==== RECORDS FOR PROCESSING
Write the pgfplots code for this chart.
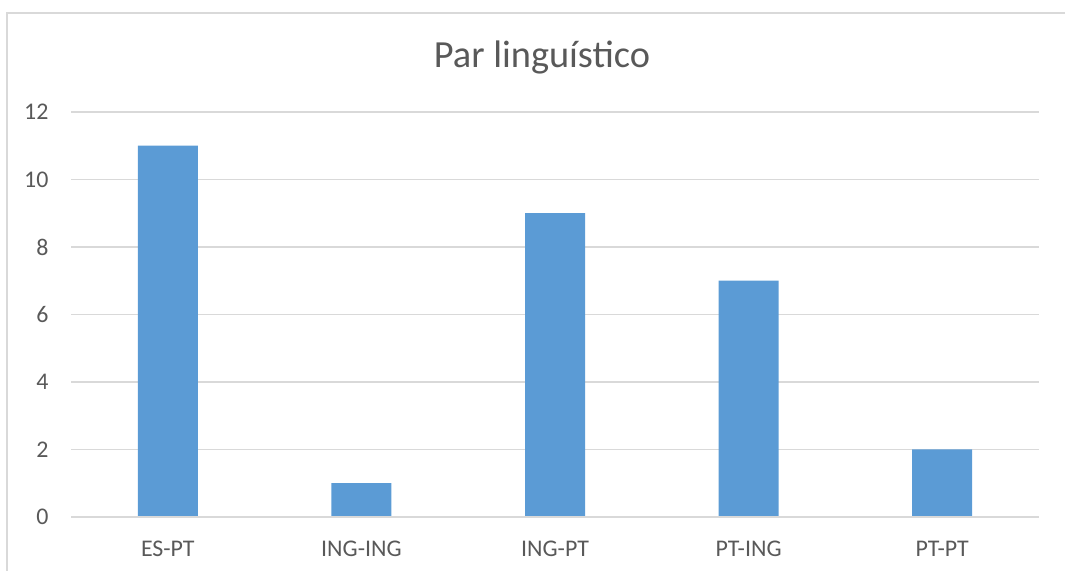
\documentclass[border=0pt]{standalone}
\usepackage{fontspec}
\setmainfont{Carlito}
\usepackage{pgfplots}
\pgfplotsset{compat=1.18}
\definecolor{barblue}{HTML}{5B9BD5}
\definecolor{gridgray}{HTML}{D9D9D9}
\definecolor{txtgray}{HTML}{595959}
\definecolor{bordergray}{HTML}{D9D9D9}
\begin{document}
\begin{tikzpicture}[x=1bp,y=1bp]
\useasboundingbox (0,0) rectangle (1065,571);
\draw[bordergray,line width=1.2bp] (7,-5) -- (7,558) -- (1070,558);
\begin{axis}[
  at={(71bp,54bp)}, anchor=south west,
  width=968bp, height=405bp, scale only axis,
  ymin=0, ymax=12, xmin=-0.5, xmax=4.5,
  ytick={0,2,...,12},
  xtick=data,
  xticklabels={ES-PT,ING-ING,ING-PT,PT-ING,PT-PT},
  axis line style={draw=none},
  major tick length=0pt,
  ymajorgrids, grid style={gridgray, line width=1.2bp},
  tick label style={font=\fontsize{24}{28}\selectfont, text=txtgray},
  yticklabel style={anchor=east, xshift=-19bp},
  xticklabel style={anchor=base, yshift=-40bp},
  /pgf/number format/assume math mode=true,
  clip=false,
]
\addplot[ybar, bar width=60bp, fill=barblue, draw=none] coordinates {(0,11) (1,1) (2,9) (3,7) (4,2)};
\draw[gridgray, line width=1.2bp] (axis cs:-0.5,0) -- (axis cs:4.5,0);
\end{axis}
\node[anchor=base, text=txtgray, font=\fontsize{38.5}{44}\selectfont] at (542,503) {Par linguístico};
\end{tikzpicture}
\end{document}
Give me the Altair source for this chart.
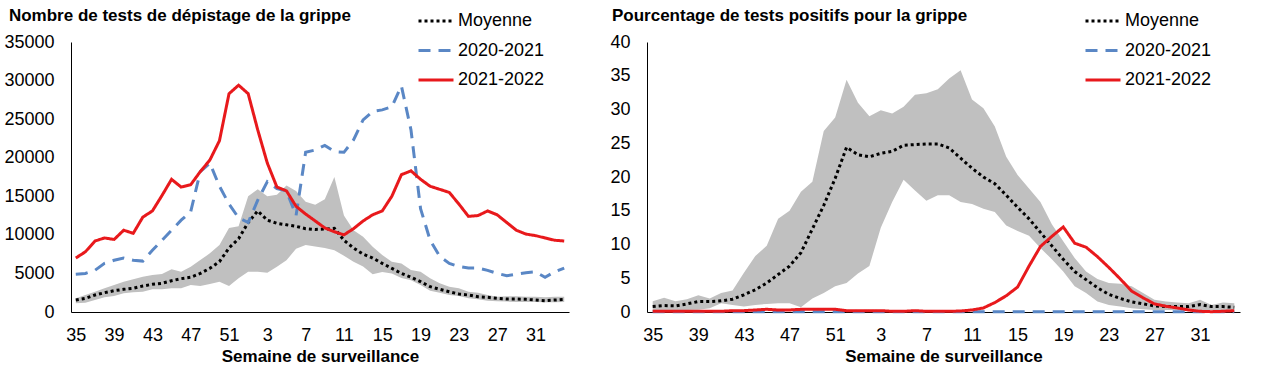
import altair as alt
import pandas as pd

# ---------------- data ----------------
weeks = [str(w) for w in list(range(35, 53)) + list(range(1, 35))]
tick_weeks = ["35", "39", "43", "47", "51", "3", "7", "11", "15", "19", "23", "27", "31"]
series_names = ["Moyenne", "2020-2021", "2021-2022"]
series_colors = ["#000000", "#5a87c5", "#e8191c"]
series_dashes = [[3, 3], [12, 8], [1, 0]]

# Left panel: number of tests
tests_mean = [1550, 1770, 2200, 2500, 2760, 2940, 3070, 3370, 3590, 3720,
              4060, 4320, 4500, 5000, 5660, 6520, 8300, 9500, 11600, 13100,
              11900, 11500, 11300, 11100, 10800, 10700, 10750, 10850, 9300, 8300,
              7500, 7000, 6300, 5660, 5000, 4500, 3930, 3280, 2940, 2630,
              2330, 2200, 1980, 1900, 1770, 1680, 1680, 1640, 1550, 1470,
              1550, 1640]
tests_2020_2021 = [4900, 5000, 5400, 6300, 6700, 7000, 6700, 6600, 8000, 9300,
                   10600, 11900, 13000, 18200, 19300, 16300, 14000, 12200, 11600, 14500,
                   16900, 16000, 15700, 12500, 20700, 21000, 21600, 20800, 20700, 22300,
                   24900, 26000, 26200, 26600, 29300, 23600, 13400, 9300, 7200, 6300,
                   5900, 5700, 5700, 5400, 5000, 4700, 4900, 5100, 5200, 4500,
                   5200, 5700]
tests_2021_2022 = [7000, 7800, 9200, 9600, 9400, 10600, 10200, 12300, 13100, 15100,
                   17200, 16200, 16500, 18200, 19700, 22200, 28300, 29400, 28300, 23600,
                   19300, 16200, 15700, 13700, 12700, 11800, 10900, 10400, 10000, 10800,
                   11800, 12600, 13100, 15000, 17800, 18300, 17200, 16300, 15900, 15500,
                   14000, 12400, 12500, 13100, 12600, 11600, 10600, 10100, 9900, 9600,
                   9300, 9200]
tests_low = [1120, 1210, 1550, 1900, 2070, 2420, 2550, 2630, 2940, 2940,
             3070, 3070, 3500, 3370, 3630, 3930, 3370, 4370, 5220, 5220,
             5090, 5870, 6700, 8200, 8700, 8500, 8300, 8000, 7300, 6500,
             5900, 4900, 5200, 5000, 4400, 4100, 3500, 2760, 2500, 2200,
             2070, 1770, 1640, 1470, 1400, 1350, 1300, 1300, 1300, 1250,
             1250, 1300]
tests_high = [1770, 2200, 2630, 3070, 3500, 3930, 4240, 4580, 4800, 4920,
              5530, 5220, 5870, 6740, 7600, 8700, 10900, 11100, 15000, 15900,
              15000, 15200, 16400, 15700, 14300, 13900, 14600, 17500, 12500, 10600,
              9760, 8460, 7390, 6520, 6300, 5440, 5220, 4370, 3720, 3280,
              3070, 2630, 2500, 2200, 1980, 2030, 2030, 1980, 1980, 1900,
              1980, 1980]

# Right panel: percentage of positive tests
pos_mean = [0.8, 0.95, 0.9, 1.2, 1.55, 1.55, 1.65, 1.9, 2.55, 3.3,
            4.3, 5.55, 6.8, 8.8, 12.3, 15.8, 19.8, 24.4, 23.3, 23.0,
            23.5, 23.8, 24.7, 24.8, 24.9, 24.9, 24.3, 22.8, 21.3, 20.0,
            19.0, 17.3, 15.5, 13.8, 11.8, 9.8, 7.8, 6.0, 4.8, 3.6,
            2.6, 2.0, 1.5, 1.2, 0.9, 0.8, 0.8, 0.8, 1.1, 0.8,
            0.8, 0.7]
pos_2020_2021 = [0.05] * 52
pos_2021_2022 = [0.1, 0.1, 0.1, 0.1, 0.1, 0.1, 0.1, 0.2, 0.2, 0.3,
                 0.4, 0.3, 0.3, 0.4, 0.4, 0.4, 0.4, 0.2, 0.2, 0.2,
                 0.2, 0.1, 0.1, 0.2, 0.1, 0.1, 0.1, 0.15, 0.3, 0.6,
                 1.4, 2.4, 3.7, 6.8, 9.7, 11.2, 12.6, 10.2, 9.6, 8.2,
                 6.6, 4.9, 3.1, 2.1, 1.2, 0.85, 0.6, 0.3, 0.1, 0.05,
                 0.1, 0.2]
pos_low = [0.1, 0.3, 0.3, 0.3, 0.35, 0.55, 1.3, 1.05, 0.8, 1.05,
           1.2, 1.3, 1.3, 0.7, 2.0, 2.8, 3.8, 4.3, 5.7, 6.8,
           12.5, 16.3, 19.6, 18.0, 16.5, 17.3, 17.3, 16.3, 16.0, 15.3,
           14.8, 12.8, 12.0, 11.3, 9.5, 7.8, 6.0, 3.8, 2.8, 1.55,
           1.05, 0.8, 0.55, 0.4, 0.3, 0.3, 0.3, 0.3, 0.3, 0.3,
           0.3, 0.3]
pos_high = [1.6, 2.1, 1.6, 1.9, 2.5, 2.0, 2.8, 3.2, 5.8, 8.3,
            9.8, 13.8, 15.0, 17.8, 19.3, 26.8, 28.8, 34.4, 31.0, 29.0,
            29.9, 29.4, 30.4, 32.2, 32.4, 33.0, 34.6, 35.8, 31.5, 30.2,
            27.5, 23.0, 20.3, 18.3, 16.3, 13.0, 10.5, 8.0, 6.0, 4.9,
            4.3, 4.2, 3.8, 2.8, 1.8, 1.55, 1.4, 1.3, 1.8, 1.05,
            1.4, 1.3]

FONT = "Liberation Sans"


def panel(title, mean, s1, s2, low, high, ymax, ystep, width, legend_x, legend_y, title_dx):
    band = pd.DataFrame({"semaine": weeks, "bas": low, "haut": high})
    long = pd.DataFrame({
        "semaine": weeks * 3,
        "serie": [n for n in series_names for _ in weeks],
        "valeur": list(mean) + list(s1) + list(s2),
    })
    x = alt.X(
        "semaine:O",
        sort=weeks,
        scale=alt.Scale(type="point", padding=0.5),
        axis=alt.Axis(values=tick_weeks, labelAngle=0, title="Semaine de surveillance",
                      ticks=False, grid=False, domainColor="black", domainWidth=1,
                      labelFontSize=18, labelPadding=14, labelColor="black",
                      titleFontSize=17, titleFontWeight="bold", titlePadding=4,
                      titleColor="black", labelFont=FONT, titleFont=FONT),
    )
    yscale = alt.Scale(domain=[0, ymax], nice=False, zero=True)
    yaxis = alt.Axis(values=list(range(0, ymax + 1, ystep)), format="d", title=None,
                     ticks=False, grid=False, domainColor="black", domainWidth=1,
                     labelFontSize=18, labelPadding=17, labelColor="black", labelFont=FONT)
    leg = alt.Legend(title=None, orient="none", legendX=legend_x, legendY=legend_y,
                     labelFontSize=18, labelFont=FONT, labelColor="black",
                     symbolType="stroke", symbolStrokeWidth=3, symbolSize=1225,
                     rowPadding=1.5, labelOffset=3, padding=0)
    color = alt.Color("serie:N", scale=alt.Scale(domain=series_names, range=series_colors), legend=leg)
    dash = alt.StrokeDash("serie:N", scale=alt.Scale(domain=series_names, range=series_dashes), legend=leg)

    area = alt.Chart(band).mark_area(color="#c0c0c0", opacity=1).encode(
        x=x, y=alt.Y("bas:Q", scale=yscale, axis=yaxis), y2="haut:Q"
    )
    layers = [area]
    for n in series_names:
        layers.append(
            alt.Chart(long).transform_filter(alt.datum.serie == n)
            .mark_line(strokeWidth=3)
            .encode(x=x, y=alt.Y("valeur:Q", scale=yscale, axis=yaxis),
                    color=color, strokeDash=dash)
        )
    return alt.layer(*layers).properties(
        width=width, height=270,
        title=alt.TitleParams(title, anchor="start", frame="bounds", fontSize=17,
                              fontWeight="bold", font=FONT, color="black", dx=title_dx, offset=-23),
    )


left = panel("Nombre de tests de dépistage de la grippe", tests_mean, tests_2020_2021,
             tests_2021_2022, tests_low, tests_high, 35000, 5000, 498, 346, -40, 5)
right = panel("Pourcentage de tests positifs pour la grippe", pos_mean, pos_2020_2021,
              pos_2021_2022, pos_low, pos_high, 40, 5, 593, 437, -40, 2)

chart = (
    alt.hconcat(left, right, spacing=38)
    .resolve_scale(x="independent", y="independent", color="independent", strokeDash="independent")
    .resolve_legend(color="independent", strokeDash="independent")
    .properties(padding={"left": 3, "top": 2, "right": 5, "bottom": 5}, background="white")
    .configure_view(stroke=None)
)

chart.save("out.html", embed_options={"renderer": "svg", "actions": False})
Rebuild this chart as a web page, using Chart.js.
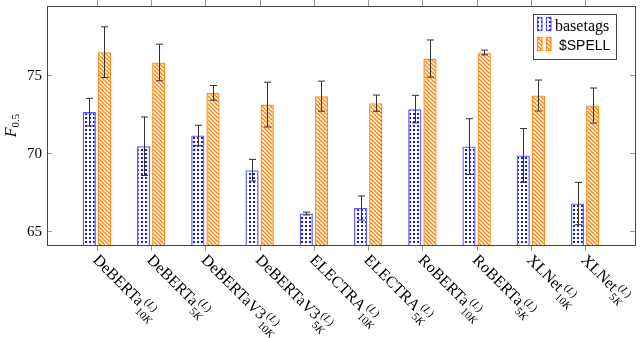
========
_GIVEN EXERCISE_
Both the line with "Give me the Altair source for this chart." and the line with "series_dashes = [[3, 3], [12, 8], [1, 0]]" are included: reproduce them and every line between, exactly, with pictures omitted.

_RESULT FOR THIS TASK_
Give me the Altair source for this chart.
import altair as alt
import pandas as pd

# ---------------- data ----------------
weeks = [str(w) for w in list(range(35, 53)) + list(range(1, 35))]
tick_weeks = ["35", "39", "43", "47", "51", "3", "7", "11", "15", "19", "23", "27", "31"]
series_names = ["Moyenne", "2020-2021", "2021-2022"]
series_colors = ["#000000", "#5a87c5", "#e8191c"]
series_dashes = [[3, 3], [12, 8], [1, 0]]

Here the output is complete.